By this time, it was becoming clear that the GT40 roadsters were largely a failed experiment. Any gains from weight savings were offset by increased chassis flex and aerodynamic drag, and following Sebring, plans were made to have Holman and Moody rebody Big Ed as a coupe. The idea didn’t last long, and a month after its 1966 Sebring victory, chassis GT/110 was being cannibalized for parts on a regular basis.
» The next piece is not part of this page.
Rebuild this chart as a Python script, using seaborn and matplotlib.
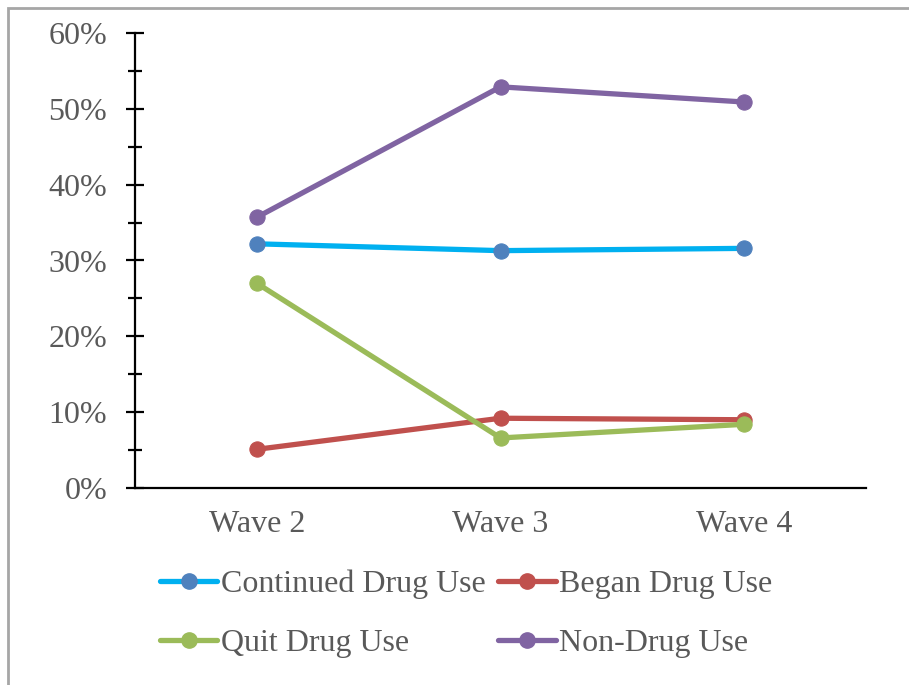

This death of 1,000 cuts carried on until 1970, when it became clear that U.S. Customs wasn’t going to forget about the importation of chassis GT/110. Brought in on a temporary import bond, long since expired, Shelby had but two choices: pay the import duty plus late fees, or scrap the car. He opted for the latter, ordering the car cut up ahead of the Customs inspector’s visit.
Big Ed even starred in a 1967 Autolite spark plug ad.
This proved to be a violation of the rules, as vehicles in questions had to be destroyed in the presence of a Customs inspector. With no other options, Shelby ordered the car to be tack welded back together, then cut apart under the watchful eye of the government inspector. Rumor is the chassis was buried on land that later gave rise to an apartment building.
As for the other Ford GT40 roadsters, chassis GT/108 was the prototype, and never raced in period. Perhaps the most original example, it sold at a 2014 RM Sotheby’s auction for $6.93 million.
Chassis GT/109, the sister car to 108, was prepared for the 1965 running of the 24 Hours of Le Mans by Shelby American, and during the race it was driven by Maurice Trintignant and Guy Ligier to a DNF. Later used to develop the J Car, GT/109 was purchased by Dean Jeffries, who undertook a lengthy restoration of the car. It was acquired by its current owner in 2013.
Chassis GT/111 was raced at the Le Mans trials in 1965, then at the 1965 Targa Florio, where it was driven by Bob Bondurant and Sir John Whitmore. Crashed during the race by Bondurant, the car was returned to Ford Advanced Vehicles where it was used as a parts car until later being scrapped. In 2006, its bisected frame was found in a London warehouse, and the car has subsequently been restored.
Chassis GT/112 was raced only once for Ford Advanced Vehicles, at Nürburgring, where it was driven by Dick Attwood and Sir John Whitmore to a DNF. Sold to Brian Sutcliffe, it was campaigned extensively throughout England and France before being sold to Bob Vincent, who continued to race the car in England through June of 1968. Later that year it was purchased by Malcolm Sinclair and converted to road use, and in 1973 it was sold to Ken Senior. As of 2008, GT/112 remains on display in a museum run by Ken’s son in Weybridge, Surrey, England.